Functional characterization of mutations observed after 20 passages. (A) Heat map showing cell type-dependent effects of each mutation on viral entry. VSV pseudotypes were titrated in the four cell lines. Within each cell line, titers were first normalized to the average titer of all mutants (log(titer)—mean(log(titer))). For each mutant, normalized titers were then normalized to their average across the four cell lines. Results represent the average of 2–3 independent experiments. Mutations are colored according to the cell line in which they were detected. (B) Anti-S2 Western blot of pseudotyped VSV particles (top panel). Spike processing was calculated as the proportion of S2 over total spike (bottom panel). Each dot represents an independent blot (n = 2). (C) TMPRSS2 usage of pseudotyped VSV particles was measured as the ratio of the titer in Vero E6-T to the titer in Vero E6 cells. Asterisks indicate the P-values obtained from a randomized-block one-way ANOVA with Dunnett’s correction for multiple comparisons, comparing all mutants to the Wuhan-Hu-1 reference. Data are shown as mean ± SEM, each dot corresponding to an independent experiment (n = 3). (D) Infection inhibition reached with a 100 µM of camostat mesylate or E-64d dose. Data are shown as mean ± SEM (n = 3 independent experiments). Asterisks indicate the P-values obtained from a one-way ANOVA with Dunnett’s correction for multiple testing, comparing all mutants to the Wuhan-Hu-1 reference. (E) Cell–cell fusogenicity of the S mutants. A schematic of the GFP-Split assay is presented on top.
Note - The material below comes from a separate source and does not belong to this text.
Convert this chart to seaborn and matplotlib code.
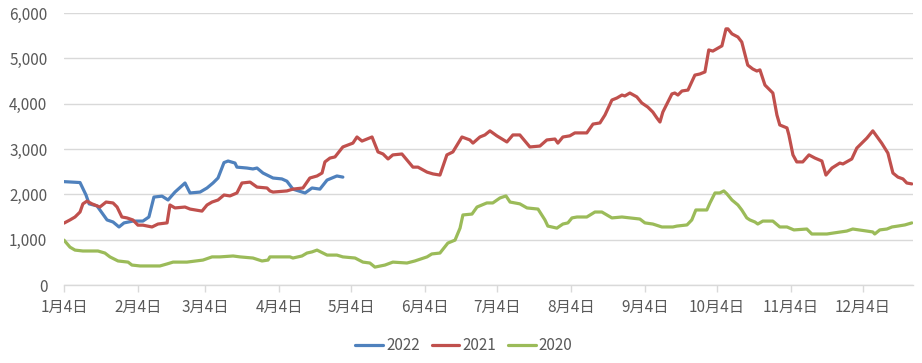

The assay was performed in the presence (top graph) or absence (bottom graph) of human ACE2 overexpression. Data are shown as the log10 of the GFP confluence:cell confluence ratio normalized to that of the Wuhan-Hu-1 reference (mean ± SEM, n = 3–4 independent experiment). Asterisks show the P-values obtained from an ordinary one-way ANOVA with Dunnett’s multiple test correction, comparing all mutants to the Wuhan-Hu-1 reference. Representative images from statistically significant results are shown at the bottom. Scale bar: 800 µm. (F) Infection inhibition assay by soluble ACE2 against WT, L48S or A372T VSV pseudotypes. Each dot is the average of three technical replicates, lines correspond to a sigmoidal 2-parameter fit, and shaded areas correspond to 95 per cent confidence intervals.

Figure 3.

Cell type-dependent effect of spike mutations on the fitness of recombinant viruses. (A) Representative images of infection of the four cell lines with VSVs expressing Wuhan-Hu-1 or mutant spikes. Images were acquired at different time points for each cell line (92 hpi in A549-A, 9 hpi in A549-AT, 48 hpi in IGROV-1, and 76 hpi in Huh-7). Scale bar: 800 µm. (B) Viral spread in the cell culture was quantified by measuring AUC over the course of infection. Data are mean ± SEM are shown, each dot corresponding to an independent experiment (n = 3). Asterisks correspond to P-values obtained from a randomized-block one-way ANOVA with Dunnett’s correction for multiple tests, comparing all mutants to the Wuhan-Hu-1 reference. (C) Titration of supernatants at 12 hpi (A549-AT), 48 hpi (IGROV-1), or 72 hpi (A549-A and Huh-7). Data are shown as mean ± SEM, each dot corresponding to an independent experiment (n = 3). Asterisks correspond to P-values obtained from a randomized-block one-way ANOVA with Dunnett’s correction for multiple tests, comparing all mutants to the Wuhan-Hu-1 reference.